Wolf: Italiaanse serenade in G; Scherzo en finale; Voorspel en tussenspelen uit Der Corregidor; Penthesilea. Omroeporkest Stuttgart o.l.v. Dietrich Fischer-Dieskau. EMI 556.644-2 (54’43”). 1996
Voor wie alleen de liederen en de Italiaanse Serenade van Wolf kent, zal het symfonisch gedichte Penthesilea zoiets als een schok betekenen bij eerste kennismaking. Het driedelige werk uit 1883/5 klinkt in overeenstemming met het onderwerp erg turbulent en uiterst romantisch in de stijl van een post-Lisztiaanse hyperbool. Het werk is waardig om naast de symfonische gedichten van Richard Strauss te staan. Scherzo en finale uit 1876/7 zijn knap als werk van een achttienjarige, maar abstracter en minder substantieel.

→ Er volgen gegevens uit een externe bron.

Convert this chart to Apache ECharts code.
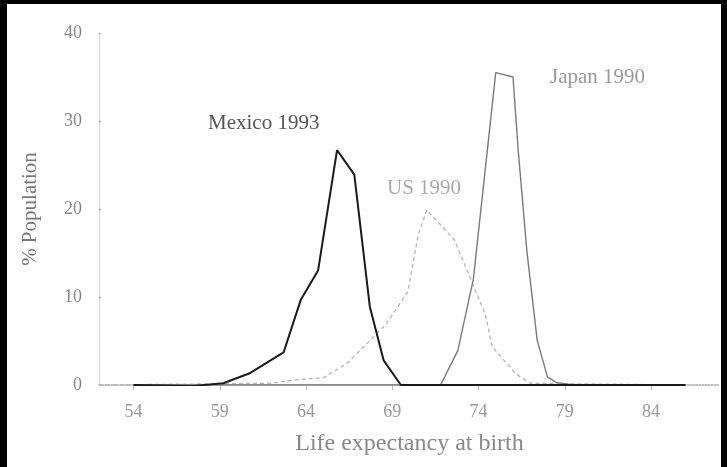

In vergelijking klinken de tussenspelen uit Der Corregidor (1896) eerder overdadig Wagneriaans. In vergelijking is de Serenade puur natuur en een zonnig lichtgewicht. Fischer-Dieskau zorgt voor een weinig terughoudende exuberantie waar dat wenselijk is en maakt het best denkbare van dit programma. Ook Daniel Barenboim deed met een deels overlappend programma met het Orchestre de Paris (Warner 0927-49582-2), maar diens opname klinkt wat wolliger.